Chief Investigator Frances Watson said the Georgia Secretary of State’s office received 254 complaints from voters who did not receive an absentee ballot. At least 107 of those people did not vote at all in the June 9 election. At least 105 were never entered into the eNet voter registration system — meaning the county never entered the voters’ information for ballot fulfillment. Testimony also revealed there were many more Georgians who didn’t receive a requested absentee ballot, “evidenced in the large numbers that went to the poll and reported not receiving a ballot.”
In making the motion to send the case to the attorney general, Democrat appointee David Worley said “while the COVID phenomenon … was not limited to Fulton … the large extent of problems with the processing of absentee ballot applications were clearly evident in Fulton County, and now that the case is before us, I don’t think we can ignore that.
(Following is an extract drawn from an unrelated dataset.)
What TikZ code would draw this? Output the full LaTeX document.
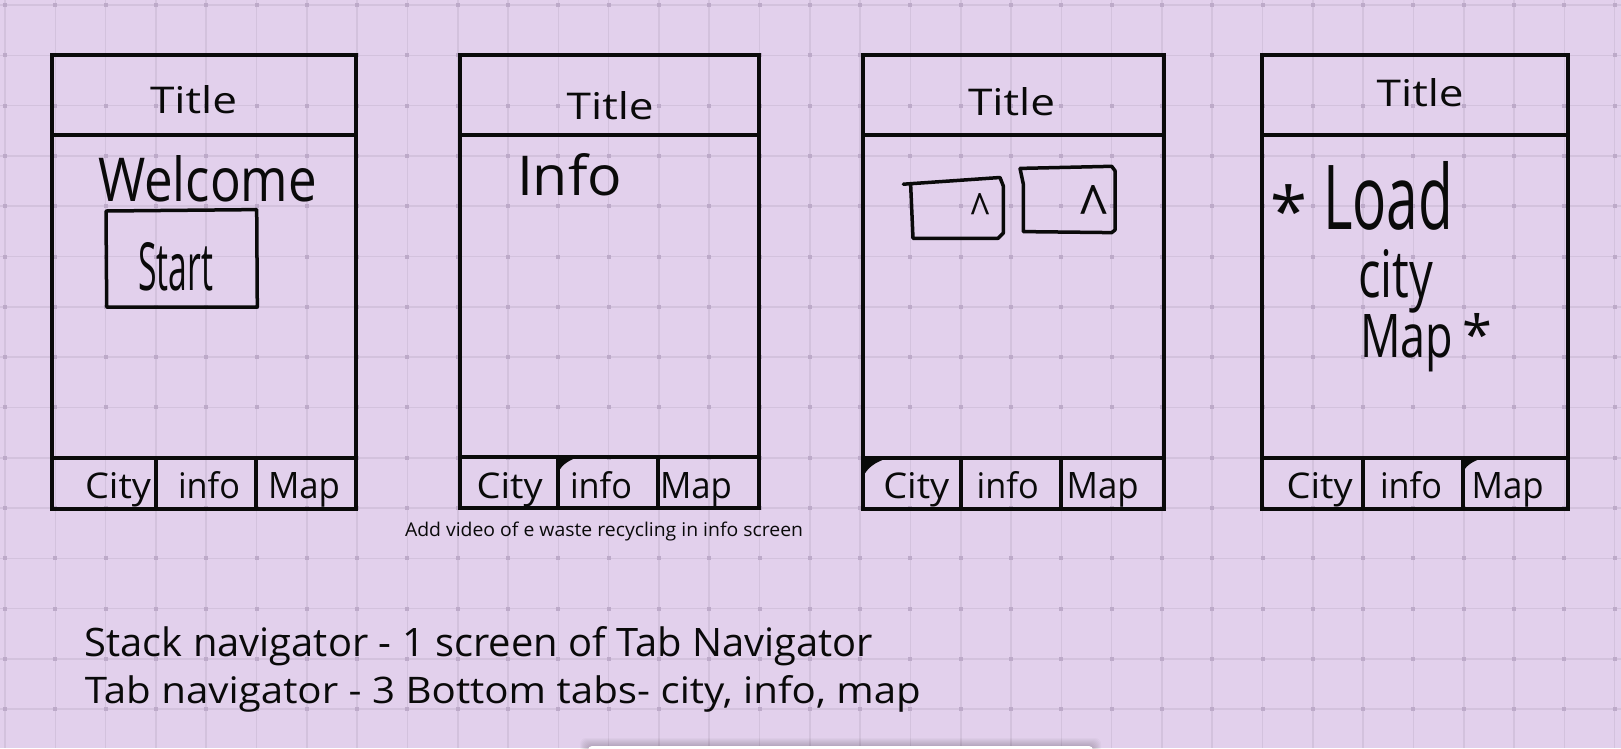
\documentclass[tikz,border=0pt]{standalone}
\usepackage{fontspec}
\setmainfont{Open Sans}
\usepackage{graphicx}
\definecolor{bg}{HTML}{E2D0EC}
\definecolor{gridc}{HTML}{D3C2DD}
\definecolor{dotc}{HTML}{BDAAC9}
\definecolor{ink}{HTML}{0A0A0A}
\newcommand{\fitxt}[3]{\resizebox{#1pt}{#2pt}{#3}}
\newcommand{\phoneframe}[8]{%
  \draw[frameline] (#1,#3) rectangle (#2,#6);
  \draw[frameline] (#1,#4) -- (#2,#4);
  \draw[frameline] (#1,#5) -- (#2,#5);
  \draw[frameline] (#7,#5) -- (#7,#6);
  \draw[frameline] (#8,#5) -- (#8,#6);}
\begin{document}
\begin{tikzpicture}[x=1pt,y=-1pt,
  gridline/.style={draw=gridc,line width=1.6pt},
  frameline/.style={draw=ink,line width=4pt},
  boxline/.style={draw=ink,line width=3.5pt,line join=round,line cap=round},
  lbl/.style={inner sep=0pt,outer sep=0pt,anchor=base west,text=ink},
  hand/.style={lbl},
  tabmark/.style={fill=ink}]
\useasboundingbox (0,0) rectangle (1621,748);
\fill[bg] (0,0) rectangle (1621,748);
\clip (0,0) rectangle (1621,748);
% grid
\foreach \i in {0,...,32} {\draw[gridline] ({5+50.3*\i},0) -- ({5+50.3*\i},748);}
\foreach \j in {0,...,14} {\draw[gridline] (0,{5+50.3*\j}) -- (1621,{5+50.3*\j});}
\foreach \i in {0,...,32} {\foreach \j in {0,...,14} {\fill[dotc] ({5+50.3*\i-2},{5+50.3*\j-2}) rectangle ++(4,4);}}
% bottom white panel with shadow
\foreach \k in {1,...,8} {\fill[black,opacity=0.025,rounded corners=6pt] ({588-\k},{746-\k}) rectangle ({1093+\k},770);}
\fill[white,rounded corners=4pt] (588,746) rectangle (1093,770);
% frames
\phoneframe{51.7}{356}{54.5}{134.5}{458}{508.5}{156}{256}
\phoneframe{459.5}{759}{54.6}{134.6}{457}{508}{557.5}{657.5}
\phoneframe{863}{1164}{54.5}{134.5}{458}{508.5}{960.7}{1060.7}
\phoneframe{1261.7}{1568.3}{54.5}{134.5}{458}{508.5}{1363.3}{1463.3}
% active tab markers
\fill[tabmark] (557.5,457) -- (578,457) .. controls (567,461) and (560,466) .. (557.5,475) -- cycle;
\fill[tabmark] (863,458) -- (888,458) .. controls (875,462) and (867,468) .. (863,477) -- cycle;
\fill[tabmark] (1463.3,458) -- (1483,458) .. controls (1473,461) and (1467,465) .. (1463.3,471) -- cycle;
% titles
\node[lbl] (title1) at (150,113) {\fitxt{87}{28}{Title}};
\node[lbl] (title2) at (566.7,119.6) {\fitxt{87}{28}{Title}};
\node[lbl] (title3) at (968,115) {\fitxt{87}{28}{Title}};
\node[lbl] (title4) at (1376.7,106.5) {\fitxt{87}{28}{Title}};
% tab labels
\node[lbl] (city1) at (85,498.6) {\fitxt{66}{26}{City}};
\node[lbl] (info1) at (178,498.6) {\fitxt{62}{27}{info}};
\node[lbl] (map1) at (268,498.6) {\fitxt{72}{26}{Map}};
\node[lbl] (city2) at (476.7,498) {\fitxt{66}{26}{City}};
\node[lbl] (info2) at (570,498) {\fitxt{62}{27}{info}};
\node[lbl] (map2) at (660,498) {\fitxt{72}{26}{Map}};
\node[lbl] (city3) at (883.3,498.6) {\fitxt{66}{26}{City}};
\node[lbl] (info3) at (976.7,498.6) {\fitxt{62}{27}{info}};
\node[lbl] (map3) at (1066.7,498.6) {\fitxt{72}{26}{Map}};
\node[lbl] (city4) at (1286.7,498.6) {\fitxt{66}{26}{City}};
\node[lbl] (info4) at (1380,498.6) {\fitxt{62}{27}{info}};
\node[lbl] (map4) at (1471.7,498.6) {\fitxt{72}{26}{Map}};
% screen 1
\node[hand] (welcome) at (98,201) {\fitxt{219}{46}{Welcome}};
\draw[boxline] (106,211) -- (256.7,209.6) -- (257.3,307) -- (106.7,307) -- cycle;
\node[hand] (start) at (138,290) {\fitxt{75}{48}{Start}};
% screen 2
\node[hand] (info) at (517,195) {\fitxt{105}{42}{Info}};
% screen 3
\draw[boxline] (903.3,184.2) -- (1000,177.5) -- (1003.3,186) -- (1003.3,233) -- (998,238.3) -- (913,238.3) -- (910.7,186);
\draw[boxline] (1020,168.4) -- (1023.3,184) -- (1023.3,231.6) -- (1111.7,232.6) -- (1115,230) -- (1115,170.7) -- (1111.7,166.3) -- (1020,168.4);
\node[hand] (caretA) at (970,227) {\fitxt{20}{34}{\textasciicircum}};
\node[hand] (caretB) at (1079,231) {\fitxt{29}{46}{\textasciicircum}};
% screen 4
\node[lbl] (starA) at (1270,235) {\fontsize{67}{67}\selectfont *};
\node[hand] (load) at (1323,229) {\fitxt{130}{68}{Load}};
\node[hand] (citytxt) at (1358,297) {\fitxt{75}{48}{city}};
\node[hand] (maptxt) at (1360,357) {\fitxt{93}{43}{Map}};
\node[lbl] (starB) at (1462,354) {\fontsize{54}{54}\selectfont *};
% notes
\node[lbl] (note) at (405,536.7) {\fitxt{398}{14.5}{Add video of e waste recycling in info screen}};
\node[lbl] (line1) at (84.8,656) {\fitxt{788}{30}{Stack navigator - 1 screen of Tab Navigator}};
\node[lbl] (line2) at (84.8,703) {\fitxt{836}{28}{Tab navigator - 3 Bottom tabs- city, info, map}};
\end{tikzpicture}
\end{document}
And if one person being denied their right to vote is too many, 250 is certainly too many.”
Secretary of State Brad Raffensperger, the chair of the SEB, said Fulton County must fix these issues before the general election, when record-breaking turnout is expected.
“This is about identifying and addressing the issues we saw in June, so that we don’t see them repeated in Fulton this November,” said Raffensperger. “All of us, on the state level and those doing the hard work at the county level, had to manage through the COVID-19 crisis in June. We will all have to manage through it in November as well. But the volume of Fulton’s issues was unique. As we heard in testimony today, up to 80% of the complaints we received in Georgia were concerning Fulton County.”
Raffensperger added that he hopes Fulton County and the State Election Board will be able to build a positive and productive relationship moving forward, and reach a resolution that will prevent the issues that arose in June from reoccurring in November.